* _Directions_
Extract the lines from the start through the line that holds "[doctoradoLabels, especialidadLabels, magisterLabels];", both included, omitting all images.
▽
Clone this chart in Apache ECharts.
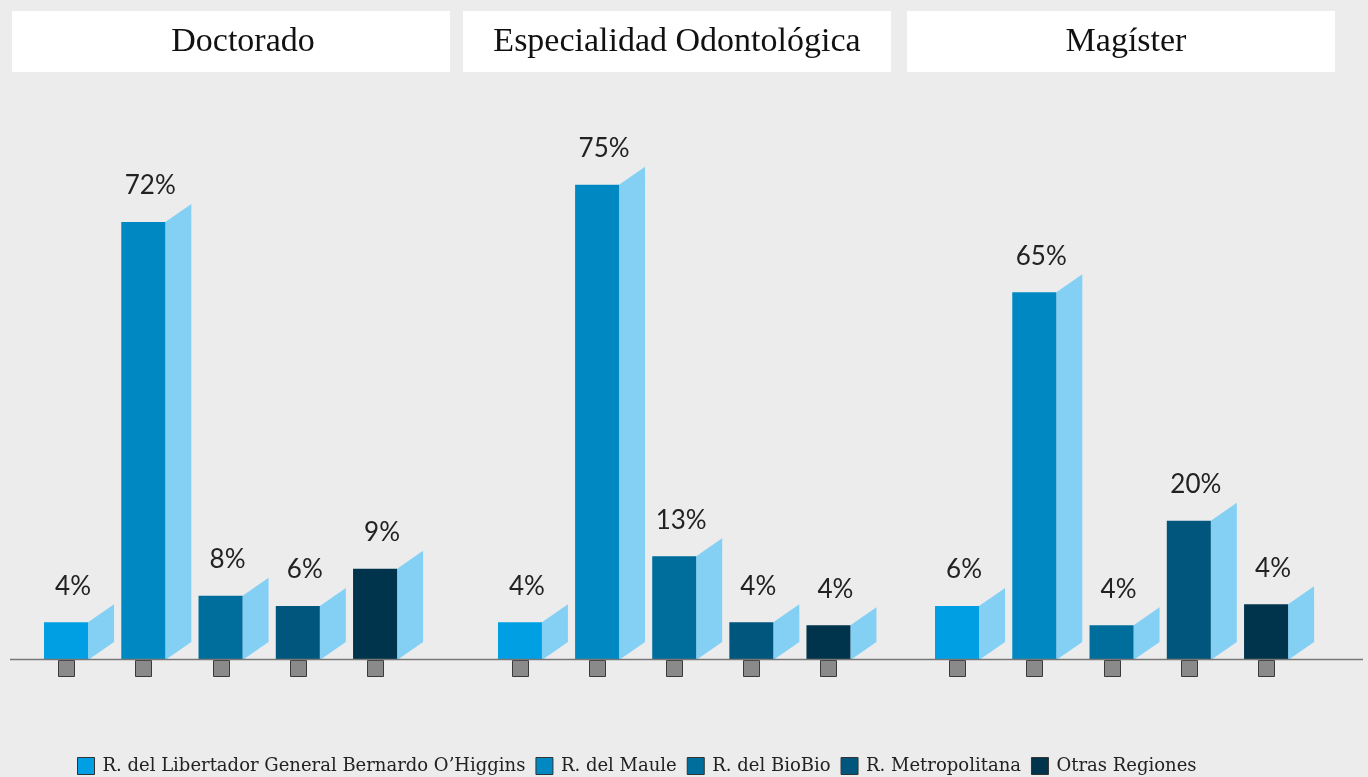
<!DOCTYPE html>
<html>
<head>
<meta charset="utf-8">
<title>Región de origen por programa</title>
<script src="https://cdn.jsdelivr.net/npm/echarts@6/dist/echarts.min.js"></script>
<style>
  html, body { margin: 0; padding: 0; background: #ececec; }
  #main { width: 1368px; height: 777px; }
</style>
</head>
<body>
<div id="main"></div>
<script>
var programas = ['Doctorado', 'Especialidad Odontológica', 'Magíster'];
var regiones = ['R. del Libertador General Bernardo O’Higgins', 'R. del Maule', 'R. del BioBio', 'R. Metropolitana', 'Otras Regiones'];

// rótulos tal como aparecen sobre cada barra
var doctoradoLabels = ['4%', '72%', '8%', '6%', '9%'];
var especialidadLabels = ['4%', '75%', '13%', '4%', '4%'];
var magisterLabels = ['6%', '65%', '4%', '20%', '4%'];

// altura dibujada de cada barra (en el original no es proporcional al rótulo)
var doctoradoAltura = [6.3, 73, 10.7, 9, 15.2];
var especialidadAltura = [6.3, 79.2, 17.3, 6.3, 5.8];
var magisterAltura = [9, 61.3, 5.8, 23.2, 9.3];

var colores = ['#009fe3', '#0088c3', '#006e9d', '#00567c', '#00344d'];
var lado = '#84d0f5';

var alturas = [doctoradoAltura, especialidadAltura, magisterAltura];
var labels = [doctoradoLabels, especialidadLabels, magisterLabels];

// posición horizontal de cada panel
var paneles = [
    { left: 27.4, width: 386.3, box: [12, 438], textX: 243 },
    { left: 481.4, width: 385.6, box: [463, 428], textX: 677 },
    { left: 918.4, width: 386.3, box: [907, 428], textX: 1126 }
];

function makeRender(lbls) {
    return function(params, api) {
        var i = api.value(0);
        var base = api.coord([i, 0]);
        var top = api.coord([i, api.value(1)]);
        var band = api.size([1, 0])[0];
        var w = band * 0.57;
        var x0 = base[0] - w / 2;
        var x1 = x0 + w;
        return {
            type: 'group',
            children: [
                {
                    type: 'polygon',
                    shape: { points: [[x1, base[1]], [x1, top[1]], [x1 + 26, top[1] - 18], [x1 + 26, base[1] - 18]] },
                    style: { fill: lado }
                },
                {
                    type: 'rect',
                    shape: { x: x0, y: top[1], width: w, height: base[1] - top[1] },
                    style: { fill: api.visual('color') }
                },
                {
                    type: 'rect',
                    shape: { x: Math.round(base[0] - 8) + 0.5, y: base[1] + 0.5, width: 16, height: 16 },
                    style: { fill: '#8a8a8a', stroke: '#3a3a3a', lineWidth: 1 }
                },
                {
                    type: 'text',
                    x: base[0] + 7,
                    y: top[1] - 36,
                    style: {
                        text: lbls[i],
                        fill: '#222',
                        font: '26px Lato',
                        align: 'center',
                        verticalAlign: 'middle'
                    }
                }
            ]
        };
    };
}

var myChart = echarts.init(document.getElementById('main'));

var grids = [], xAxes = [], yAxes = [], series = [], graphics = [];

paneles.forEach(function(p, g) {
    grids.push({ left: p.left, width: p.width, top: 60, bottom: 117 });
    xAxes.push({ type: 'category', gridIndex: g, data: regiones, show: false });
    yAxes.push({ type: 'value', gridIndex: g, min: 0, max: 100, show: false });
    var render = makeRender(labels[g]);
    regiones.forEach(function(r, k) {
        series.push({
            type: 'custom',
            name: r,
            xAxisIndex: g,
            yAxisIndex: g,
            itemStyle: { color: colores[k] },
            renderItem: render,
            data: [[k, alturas[g][k]]]
        });
    });
    // caja del título
    graphics.push({
        type: 'rect',
        left: p.box[0], top: 11,
        shape: { width: p.box[1], height: 61 },
        style: { fill: '#fff' },
        z: 1
    });
    graphics.push({
        type: 'text',
        x: p.textX, y: 42,
        style: {
            text: programas[g],
            fill: '#111',
            font: '34px "Liberation Serif"',
            align: 'center',
            verticalAlign: 'middle'
        },
        z: 2
    });
});

// línea base común
graphics.push({
    type: 'line',
    shape: { x1: 10, y1: 659.5, x2: 1363, y2: 659.5 },
    style: { stroke: '#777', lineWidth: 1.5 },
    z: 10
});

var option = {
    backgroundColor: '#ececec',
    animation: false,
    grid: grids,
    xAxis: xAxes,
    yAxis: yAxes,
    legend: {
        data: regiones,
        left: 77,
        top: 757,
        padding: 0,
        icon: 'rect',
        itemWidth: 17,
        itemHeight: 17,
        itemGap: 10,
        itemStyle: { borderColor: '#333', borderWidth: 1 },
        textStyle: {
            fontFamily: 'DejaVu Serif',
            fontSize: 18,
            color: '#222',
            padding: [0, 0, 0, 3]
        }
    },
    graphic: graphics,
    series: series
};

myChart.setOption(option);
</script>
</body>
</html>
△
* _Worked answer_
Clone this chart in Apache ECharts.
<!DOCTYPE html>
<html>
<head>
<meta charset="utf-8">
<title>Región de origen por programa</title>
<script src="https://cdn.jsdelivr.net/npm/echarts@6/dist/echarts.min.js"></script>
<style>
  html, body { margin: 0; padding: 0; background: #ececec; }
  #main { width: 1368px; height: 777px; }
</style>
</head>
<body>
<div id="main"></div>
<script>
var programas = ['Doctorado', 'Especialidad Odontológica', 'Magíster'];
var regiones = ['R. del Libertador General Bernardo O’Higgins', 'R. del Maule', 'R. del BioBio', 'R. Metropolitana', 'Otras Regiones'];

// rótulos tal como aparecen sobre cada barra
var doctoradoLabels = ['4%', '72%', '8%', '6%', '9%'];
var especialidadLabels = ['4%', '75%', '13%', '4%', '4%'];
var magisterLabels = ['6%', '65%', '4%', '20%', '4%'];

// altura dibujada de cada barra (en el original no es proporcional al rótulo)
var doctoradoAltura = [6.3, 73, 10.7, 9, 15.2];
var especialidadAltura = [6.3, 79.2, 17.3, 6.3, 5.8];
var magisterAltura = [9, 61.3, 5.8, 23.2, 9.3];

var colores = ['#009fe3', '#0088c3', '#006e9d', '#00567c', '#00344d'];
var lado = '#84d0f5';

var alturas = [doctoradoAltura, especialidadAltura, magisterAltura];
var labels = [doctoradoLabels, especialidadLabels, magisterLabels];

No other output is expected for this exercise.